Cape Town – It seemed as though they were suffering from mutual bouts of amnesia as Danny Jordaan and Irvin Khoza seemingly forgot all about their bitter in-fighting at recent SAFA and PSL events.
Short of hugging each other and holding hands, the re-elected SAFA president and PSL chairperson gave no indication they had been at each other's throats while sharing the stage at the national association's congress and PSL Annual Awards function.
Not as much as a whisper of dissent from Khoza regarding Jordaan's overwhelming re-election as SAFA president, not even a suggestion that the presidency question be postponed until cloud hanging over Jordaan's personal affairs is settled.
And when the PSL staged their glitzy, but strangely subdued awards dinner – presenter Robert Marawa went as far as admonishing those in attendance for their silence – the main "Footballer of the Year" award was handed to Percy Tau by Jordaan.
With South African soccer administrators generally having transformed into a dubious art the task of sweeping dirt and disturbing items under the carpet, it was hardly surprising the bitter acrimony was brushed aside.
This, of course, is no reason not to seek and expect a full explanation of the facts that caused Jordaan and Khoza to go 10 bruising rounds against each other in the first place – in order to preserve the welfare, dignity and self-respect of South African soccer in a wider sense, which of them, if not both, was truly culpable in the first place.
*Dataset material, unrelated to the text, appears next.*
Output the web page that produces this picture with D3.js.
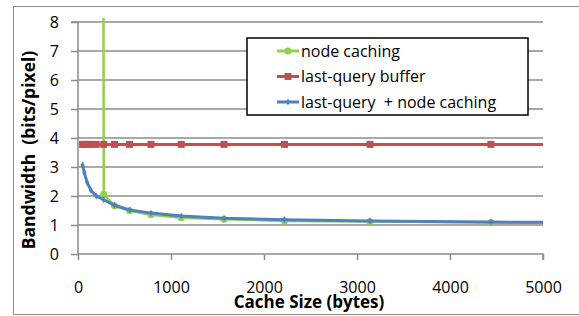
<!DOCTYPE html>
<html>
<head>
<meta charset="utf-8">
<script src="https://cdn.jsdelivr.net/npm/d3@7"></script>
<style>
  body { margin: 0; background: #fff; }
  text { font-family: "Open Sans", sans-serif; fill: #000; }
</style>
</head>
<body>
<div id="vis"></div>
<script>
// cache sizes (bytes) for each measured point
const sizes = [49, 69, 98, 139, 196, 277, 392, 555, 785, 1110, 1570, 2220, 3140, 4440, 6280];
const lastQuery = [3.78, 3.78, 3.78, 3.78, 3.78, 3.78, 3.78, 3.78, 3.78, 3.78, 3.78, 3.78, 3.78, 3.78, 3.78];
const combined = [3.07, 2.8, 2.47, 2.2, 2.0, 1.87, 1.68, 1.52, 1.41, 1.31, 1.23, 1.18, 1.14, 1.1, 1.08];
// node caching only starts working at 277 bytes, the point before is far off the chart
const nodeSizes = [196, 277, 392, 555, 785, 1110, 1570, 2220, 3140, 4440, 6280];
const nodeCaching = [200, 2.06, 1.66, 1.49, 1.35, 1.25, 1.2, 1.14, 1.12, 1.09, 1.06];
const xTicks = [0, 1000, 2000, 3000, 4000, 5000];
const yTicks = [0, 1, 2, 3, 4, 5, 6, 7, 8];

const width = 579, height = 316;
const margin = { top: 22, right: 36, bottom: 62, left: 78 };

const svg = d3.select('#vis').append('svg')
  .attr('width', width)
  .attr('height', height);

// chart frame
svg.append('rect')
  .attr('x', 13.5).attr('y', 6.5)
  .attr('width', width).attr('height', 308)
  .attr('fill', 'none').attr('stroke', '#8c8c8c').attr('stroke-width', 1);

const x = d3.scaleLinear().domain([0, 5000]).range([margin.left, width - margin.right]);
const y = d3.scaleLinear().domain([0, 8]).range([height - margin.bottom, margin.top]);

svg.append('clipPath').attr('id', 'plot')
  .append('rect')
  .attr('x', margin.left).attr('y', margin.top - 4)
  .attr('width', x(5000) - margin.left).attr('height', y(0) - margin.top + 8);

// horizontal gridlines
svg.append('g')
  .selectAll('line')
  .data(yTicks.slice(1))
  .join('line')
  .attr('x1', x(0)).attr('x2', x(5000))
  .attr('y1', d => y(d)).attr('y2', d => y(d))
  .attr('stroke', '#8c8c8c').attr('stroke-width', 1.5);

// y axis
const yAxis = svg.append('g')
  .attr('transform', `translate(${x(0)},0)`)
  .call(d3.axisLeft(y).tickValues(yTicks).tickSize(7).tickPadding(12).tickFormat(d3.format('d')));
yAxis.select('.domain').attr('stroke', '#8c8c8c').attr('stroke-width', 1.5).attr('d', `M-7,${y(8)}H0V${y(0)}`);
yAxis.selectAll('.tick line').attr('stroke', '#8c8c8c').attr('stroke-width', 1.5);
yAxis.selectAll('.tick text').style('font-size', '16px').attr('fill', '#000');

// x axis
const xAxis = svg.append('g')
  .attr('transform', `translate(0,${y(0)})`)
  .call(d3.axisBottom(x).tickValues(xTicks).tickSize(6).tickPadding(22).tickFormat(d3.format('d')));
xAxis.select('.domain').attr('stroke', '#8c8c8c').attr('stroke-width', 1.5).attr('d', `M${x(0)},0H${x(5000)}V6`);
xAxis.selectAll('.tick line').attr('stroke', '#8c8c8c').attr('stroke-width', 1.5);
xAxis.selectAll('.tick text').style('font-size', '16px').attr('fill', '#000');

const line = d3.line().x(d => x(d[0])).y(d => y(d[1]));
const plot = svg.append('g').attr('clip-path', 'url(#plot)');

const green = '#92d050', red = '#c0504d', blue = '#4f81bd';

// node caching
const nodeData = nodeSizes.map((s, i) => [s, nodeCaching[i]]);
plot.append('path').datum(nodeData).attr('d', line)
  .attr('fill', 'none').attr('stroke', green).attr('stroke-width', 2.5);
plot.selectAll('.gdot').data(nodeData.filter(d => d[1] < 8)).join('circle')
  .attr('cx', d => x(d[0])).attr('cy', d => y(d[1])).attr('r', 3.5).attr('fill', green);

// last-query buffer
const redData = sizes.map((s, i) => [s, lastQuery[i]]);
plot.append('path').datum(redData).attr('d', line)
  .attr('fill', 'none').attr('stroke', red).attr('stroke-width', 3);
plot.selectAll('.rsq').data(redData).join('rect')
  .attr('x', d => x(d[0]) - 3.5).attr('y', d => y(d[1]) - 3.5)
  .attr('width', 7).attr('height', 7).attr('fill', red);

// last-query + node caching
const blueData = sizes.map((s, i) => [s, combined[i]]);
plot.append('path').datum(blueData).attr('d', line)
  .attr('fill', 'none').attr('stroke', blue).attr('stroke-width', 3);
plot.selectAll('.bdot').data(blueData).join('path')
  .attr('transform', d => `translate(${x(d[0])},${y(d[1])})`)
  .attr('d', d3.symbol(d3.symbolDiamond, 14)).attr('fill', blue);

// legend
const legend = svg.append('g');
legend.append('rect')
  .attr('x', 247).attr('y', 38).attr('width', 281).attr('height', 77)
  .attr('fill', '#fff').attr('stroke', '#000').attr('stroke-width', 1.5);
const entries = [
  { name: 'node caching', color: green, mark: 'circle' },
  { name: 'last-query buffer', color: red, mark: 'square' },
  { name: 'last-query  + node caching', color: blue, mark: 'diamond' }
];
entries.forEach((e, i) => {
  const cy = 51 + i * 25.5;
  const g = legend.append('g').attr('transform', `translate(0,${cy})`);
  g.append('line').attr('x1', 277).attr('x2', 299).attr('stroke', e.color).attr('stroke-width', 3);
  if (e.mark === 'circle') g.append('circle').attr('cx', 288).attr('r', 3.5).attr('fill', e.color);
  if (e.mark === 'square') g.append('rect').attr('x', 284.5).attr('y', -3.5).attr('width', 7).attr('height', 7).attr('fill', e.color);
  if (e.mark === 'diamond') g.append('path').attr('transform', 'translate(288,0)').attr('d', d3.symbol(d3.symbolDiamond, 14)).attr('fill', e.color);
  g.append('text').attr('x', 301).attr('dy', '0.35em').style('font-size', '16px')
    .style('white-space', 'pre').text(e.name);
});

// axis titles
svg.append('text')
  .attr('x', 309).attr('y', 308)
  .attr('text-anchor', 'middle')
  .style('font-size', '17px').style('font-weight', 700)
  .text('Cache Size (bytes)');

svg.append('text')
  .attr('transform', 'translate(29,150) rotate(-90)')
  .attr('text-anchor', 'middle').attr('dy', '0.35em')
  .style('font-size', '17.5px').style('font-weight', 700)
  .style('white-space', 'pre')
  .text('Bandwidth  (bits/pixel)');
</script>
</body>
</html>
In a nutshell, the seeds of the skirmish were planted in a startling allegation of rape against Jordaan by former ANC MP Jennifer Ferguson – which has since been followed up by reports of a second such accuser – with the SAFA president not only denying the charges, but then claiming Khoza was involved in the matter and then implementing claims of defamation, criminal collusion and conspiracy against the PSL chairperson who is known as "The Iron Duke".
Jordaan went as far as to suggest Khoza had paid for Ferguson to return from Europe, where she now resides, in order to lay the charge against him.
Khoza followed up by holding a tough-talking media conference in which he lambasted Jordaan as someone who literally stabs you in the back publicly, then apologises for it in private.
Ferguson, meantime, also denied Khoza had played a role in her laying the charge against Jordaan, claiming that an organisation linked to the "Me Too" women's rights group had persuaded her to take the step after remaining silent for many years – and had also paid for her trip back to South Africa.
Most disturbing, perhaps, is the general blasé, "what me worry" reaction of both SAFA and the PSL to an affair with potentially damaging repercussions for South African soccer in a wider sense.
But then heaping dirt under the carpet is nothing new in the portals of South African soccer – is it?